What I withheld wasn’t just conversationβ€”it was partnership. What I created wasn’t a relationship; it was imprisonment. I didn’t give, I took. I didn’t help; I punished. I did these things towards someone who was my salvation. Someone who would understand me and could help me heal. Someone who would see me and not judge what she saw. She was the first person to see me for who I was, and it didn’t scare her away. But it scared me. I couldn’t handle that she saw me because I saw myself as something detestable. And in my shame and fear, I made her feel these things about herself instead of changing them in myself. Β All the while blaming her for it. I avoided any responsibility for my actions, my treatment of her, the things she suffered for, and I didn’t give any thanks for the emotional and physical labour she gave to help me.

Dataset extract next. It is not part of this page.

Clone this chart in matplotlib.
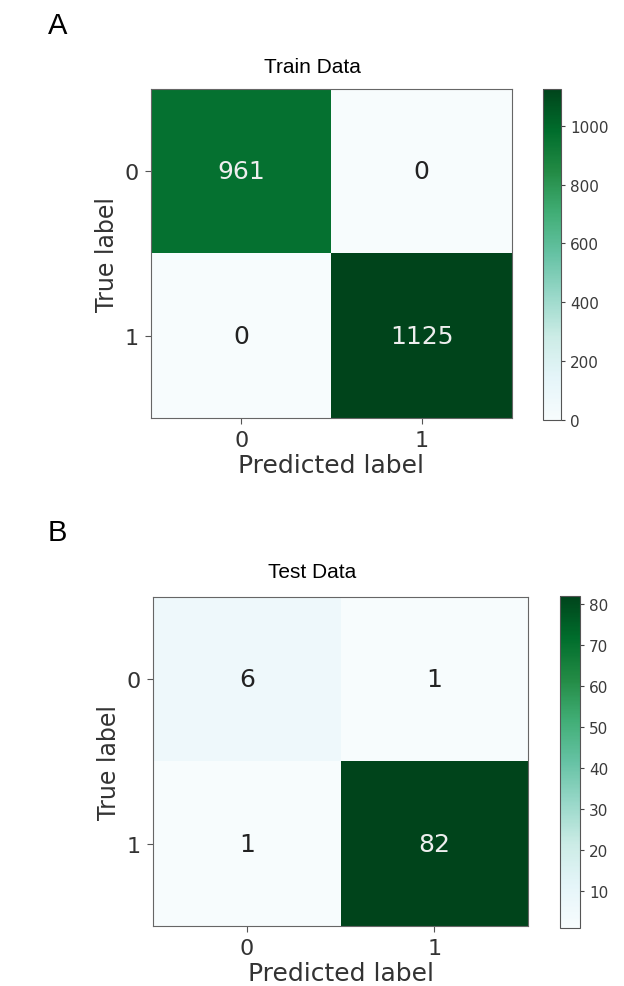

I also sought out pornography to help with release about my sexual tendencies and preferences. I watched porn with content of high violence – especially towards WOC – content with teenagers, content with domination and abuse and illegal or highly questionable kinks, fetishes and other content. This increased in quantity and brutality as the relationship with Beatrice continued and deteriorated. I fuelled my own sham, and I then took it out on Beatrice because she was willing to help me. She loved me despite these things. She saw the person behind the behaviour. She knew it was something that could be worked on and fixed, but only if I let it. I didn’t. Instead, I became more hostile . I confronted her with some of these things on occasions where I didn’t communicate with her as much as shouting at her. I furthered her feeling of insecurity, safety, and I continued to make her lose her sense of reality. I have done this up until now. I accused her of seeking revenge on me. I accused her of brainwashing me and manipulating me. Tricking me into believing things and admitting to things I have disagreed about for years. She has only tried to explain to me what she has been through. What I put her. through. How my lies and behaviour have destroyed her sense of self and her life. I saw her telling me of her feelings and experiences as attacks and as her engaging in confrontations and starting arguments, though all of those things I provided to the conversations. She attempted to make me understand that I was hurting her. I only kept making myself heard, turning things around on her and trying to avoid all of the responsibility of my actions. I refused to see the consequences Beatrice had suffered as I had lived a comfortable life with work, friends, sex and happiness, while I abandoned her in the middle of the winter or let her walk home at night suffering harassment and aggression from strangers. I abandoned her when she miscarried our child. I didn’t only withhold support and care. I created the harm.